Écrire à François Truffaut
Très présent dans sa narration, Richard Copans est le réalisateur et raconteur de Monsieur Deligny, vagabond efficace, sorti en 2019. Il est un proche de La Grande Cordée.
Je suis le narrateur de ce film. Sans doute parce que j’admire la constance de ses initiatives, parce que j’y vois la quête d’une liberté, et aussi, parce que, au cours de mes quinze années de voisinage, je me suis nourri de sa réflexion sur l’image. C’est un film à deux voix, celle de Deligny et la mienne, réunies par l’amour du cinéma. — Richard Copans
Car Fernand Deligny serait resté moins célèbre, peut-être, s’il n’y avait eu le cinéma. Habité par les images et par le désir d’en produire, convaincu des vertus de la caméra, le cinéphile Deligny se démène pour tirer des films de ses expériences de vie avec les adolescents. L’un des chapitres du documentaire le voit ainsi échanger des lettres avec François Truffaut, ancien jeune délinquant lui-même. Truffaut modifiera d’ailleurs la fin du scénario des Quatre cents coups après avoir visité l’un des lieux d’accueil du génial pédagogue. Les lettres de Truffaut sont lues par Mathieu Amalric, celles de Deligny par Jean-Pierre Darroussin sur des images panoramiques du parc national des Cévennes : un beau moment. Au final, en plus d’un livre de mémoires (Graine de crapule), Deligny sera l’auteur de quatre films dont Le Moindre Geste, qu’il fera parrainer par… Chris Marker et présentera à Cannes en 1979.

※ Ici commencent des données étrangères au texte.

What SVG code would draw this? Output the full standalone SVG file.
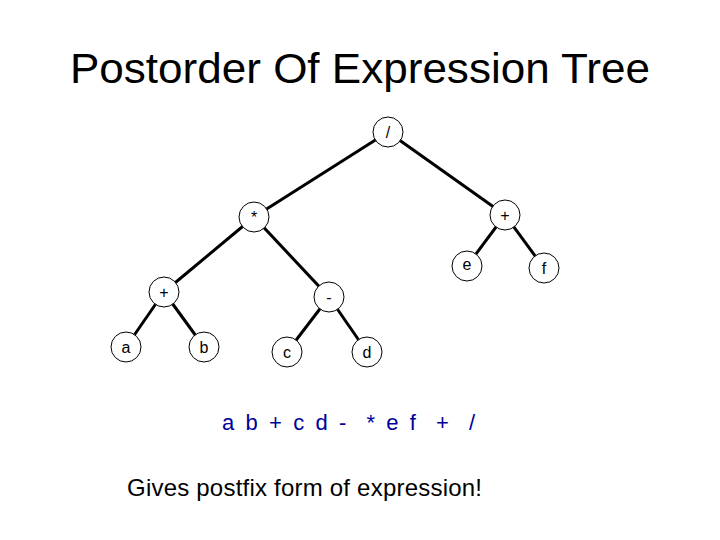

Ce qui frappe, au sortir des 95 minutes que dure le documentaire, c’est bien sûr la liberté inouïe du personnage. Deligny est un homme qui essaie des choses, suit des intuitions folles, expérimente sans jamais se laisser figer par le cadre. Il est, par là même, cet infatigable promeneur humaniste qui invente et révolutionne. Le film qui dresse son portrait est à son image : point trop bavard, profond, donneur à penser. Une vagabondage décidément efficace.